▸ Task goal
Leaving out every picture, retype the lines below from the top through the one that contains "60.9, 62.8, 63.4, 64.0, 65.3, 66.4, 67.2, 68.4, 69.7, 72.0]".
- - - -
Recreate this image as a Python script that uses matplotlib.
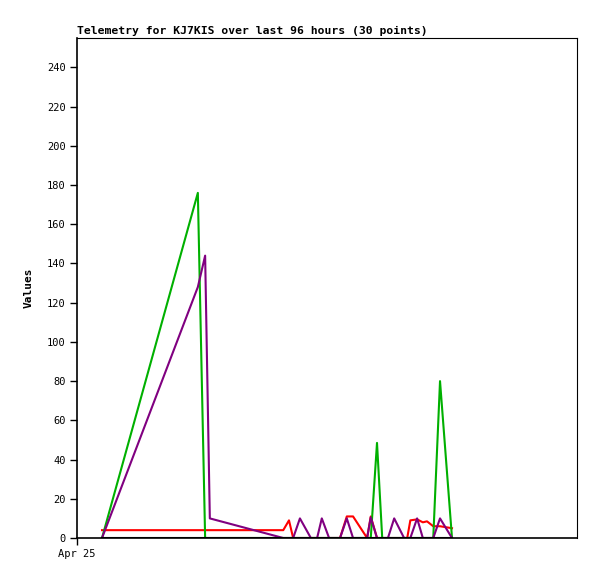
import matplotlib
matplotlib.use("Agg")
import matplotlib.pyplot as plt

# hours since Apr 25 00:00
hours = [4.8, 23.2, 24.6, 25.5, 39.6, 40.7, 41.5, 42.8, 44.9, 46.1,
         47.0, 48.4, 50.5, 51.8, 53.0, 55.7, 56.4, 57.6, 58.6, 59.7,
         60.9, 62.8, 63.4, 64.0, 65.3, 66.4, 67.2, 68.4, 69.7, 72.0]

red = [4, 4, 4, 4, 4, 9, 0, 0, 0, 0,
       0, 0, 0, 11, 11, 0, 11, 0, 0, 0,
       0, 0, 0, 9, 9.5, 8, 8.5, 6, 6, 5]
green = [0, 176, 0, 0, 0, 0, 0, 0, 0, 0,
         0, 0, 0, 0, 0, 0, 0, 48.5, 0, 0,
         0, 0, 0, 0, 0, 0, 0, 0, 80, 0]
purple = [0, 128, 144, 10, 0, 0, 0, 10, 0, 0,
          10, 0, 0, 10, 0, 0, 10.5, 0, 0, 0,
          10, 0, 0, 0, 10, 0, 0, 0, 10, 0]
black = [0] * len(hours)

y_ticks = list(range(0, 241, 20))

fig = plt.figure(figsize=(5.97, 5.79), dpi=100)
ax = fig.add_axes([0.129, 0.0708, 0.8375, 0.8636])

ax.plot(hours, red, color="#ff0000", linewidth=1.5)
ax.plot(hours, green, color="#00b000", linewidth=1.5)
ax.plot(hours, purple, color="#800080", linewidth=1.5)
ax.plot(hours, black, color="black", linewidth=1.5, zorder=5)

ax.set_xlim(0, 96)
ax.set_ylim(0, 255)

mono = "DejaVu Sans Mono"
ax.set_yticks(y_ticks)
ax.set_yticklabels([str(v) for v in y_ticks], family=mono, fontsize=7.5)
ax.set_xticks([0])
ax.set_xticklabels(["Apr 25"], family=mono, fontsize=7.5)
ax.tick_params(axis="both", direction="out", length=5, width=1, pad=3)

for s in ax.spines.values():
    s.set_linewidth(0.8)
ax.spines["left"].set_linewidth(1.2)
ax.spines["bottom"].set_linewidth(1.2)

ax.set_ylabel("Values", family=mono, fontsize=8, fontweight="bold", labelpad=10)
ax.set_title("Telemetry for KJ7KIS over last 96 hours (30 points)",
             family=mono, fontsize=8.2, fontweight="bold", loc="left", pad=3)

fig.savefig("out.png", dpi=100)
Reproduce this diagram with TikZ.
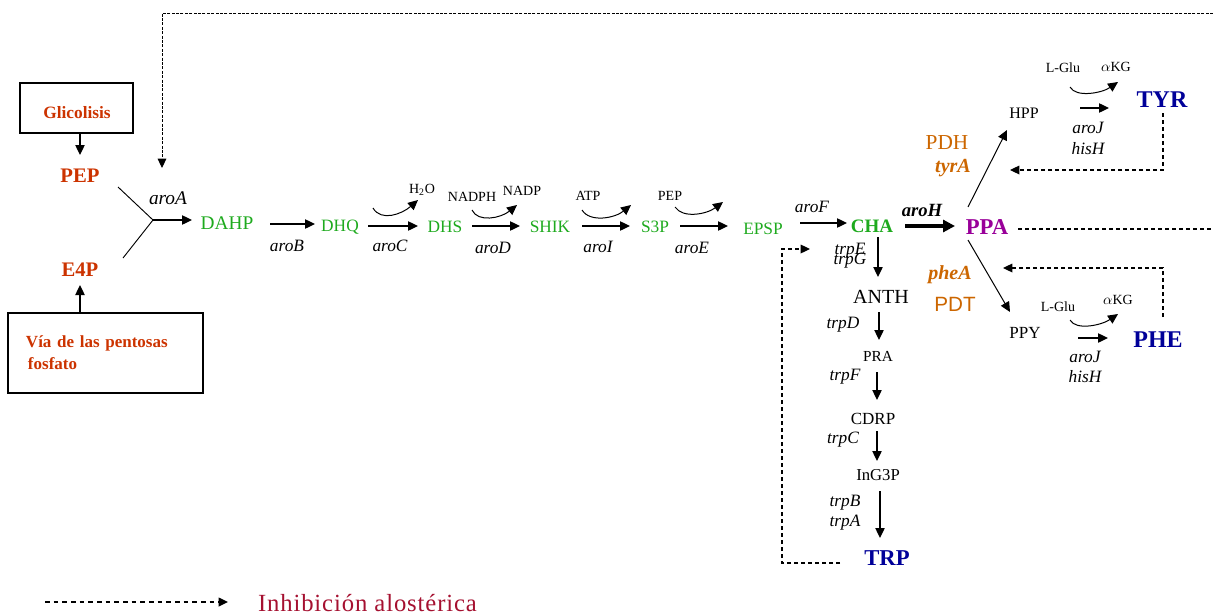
- - - -
▸ Complete response
Recreate this image as a Python script that uses matplotlib.
import matplotlib
matplotlib.use("Agg")
import matplotlib.pyplot as plt

# hours since Apr 25 00:00
hours = [4.8, 23.2, 24.6, 25.5, 39.6, 40.7, 41.5, 42.8, 44.9, 46.1,
         47.0, 48.4, 50.5, 51.8, 53.0, 55.7, 56.4, 57.6, 58.6, 59.7,
         60.9, 62.8, 63.4, 64.0, 65.3, 66.4, 67.2, 68.4, 69.7, 72.0]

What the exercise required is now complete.